How to measure and
scale outcome of social enterprises
When I took the Financial
Analysis course in Heinz College, I found that the analysis for public and non-profit
sectors are the most difficult part. In the beginning where we learned to read
and build financial reports of for-profit companies, all of the terms in
Balance Sheet, Income Statement and Cash Flow are easy to understand. All that
we have to do is to make calculations. When it comes to non-profit
organizations, however, I constantly got confused when I have to read or report
“profits”. Unlike normal financial reports where we can just calculate debt
ratios, assets and flexibilities and draw conclusions by comparing results with
bench marks, reports of activities make me feel aimless. What indicates the
operation status of a non-profit organization? How can we measure the risks it
faces and the potential it possesses? What should we adjust to make the
organization generate social welfare more efficiently? Those are questions that
no easy to answer.
The article It’s Not All About Growth for Social
Enterprises provided us some perspectives on how to scale the impact of
social enterprises. Since we cannot take some certain ratios as benchmarks to
measure the work, impact may be a good measurement for social enterprises. The author
put it that social enterprises should multiply impact rather than just grow the
organization[i].
And there are many methods, including distributing successful models and
helping other organizations to effectively achieve accomplishments.

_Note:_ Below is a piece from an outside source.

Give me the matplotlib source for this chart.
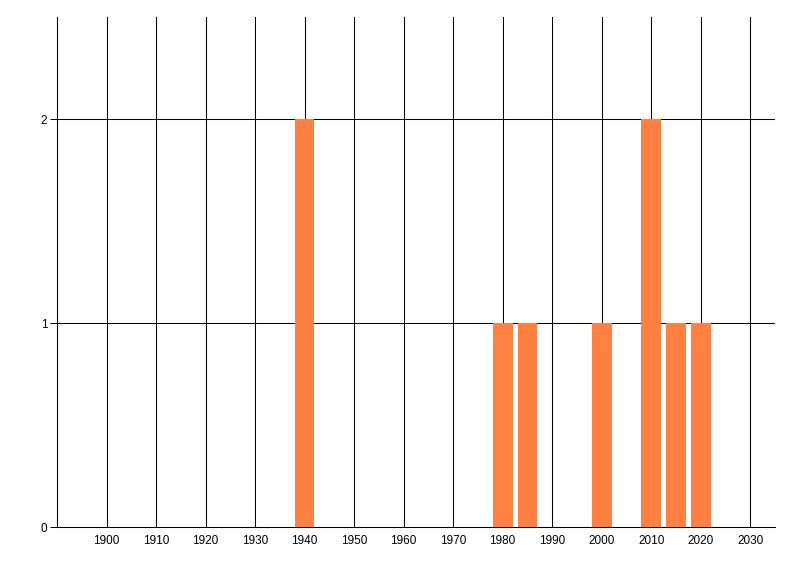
import matplotlib
matplotlib.use('Agg')
import matplotlib.pyplot as plt

years = [1940, 1980, 1985, 2000, 2010, 2015, 2020]
counts = [2, 1, 1, 1, 2, 1, 1]
x_ticks = list(range(1900, 2031, 10))
y_ticks = [0, 1, 2]

plt.rcParams['font.family'] = ['Liberation Sans', 'DejaVu Sans']

fig = plt.figure(figsize=(8, 5.76), dpi=100)
ax = fig.add_axes([57/800, 49/576, (775-57)/800, (527-17)/576])

ax.bar(years, counts, width=4, color='#FF8040', zorder=3)

ax.set_xlim(1890, 2035)
ax.set_ylim(0, 2.5)
ax.set_xticks(x_ticks)
ax.set_yticks(y_ticks)
ax.tick_params(axis='x', length=0, pad=6, labelsize=8.5)
ax.tick_params(axis='y', length=5, width=0.75, pad=2, labelsize=8.5)
ax.grid(True, color='black', linewidth=0.75, zorder=1)
ax.set_axisbelow(True)
for s in ['top', 'right']:
    ax.spines[s].set_visible(False)
for s in ['left', 'bottom']:
    ax.spines[s].set_linewidth(0.75)

fig.savefig('out.png', dpi=100, facecolor='w')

From the business perspective,
however, the approaches are more various. The article Profits at the Bottom of the Pyramid shows us that for-profit
companies can generate profits from targeted marketing opportunity, product
redesign, distribution extension, new channel creation, new product development
and so on[ii].
Similar actions can be taken by social enterprises. Social innovators can try
to learn people’s needs, redesign products, explore wider areas, utilize
technologies and design new models to generate more social welfare.
Reporting and
scaling of social enterprises’ outcome are not simple tasks. There is still not
a certain standard for us to follow. Compared to for-profit enterprises, social
enterprise is still in its early stage.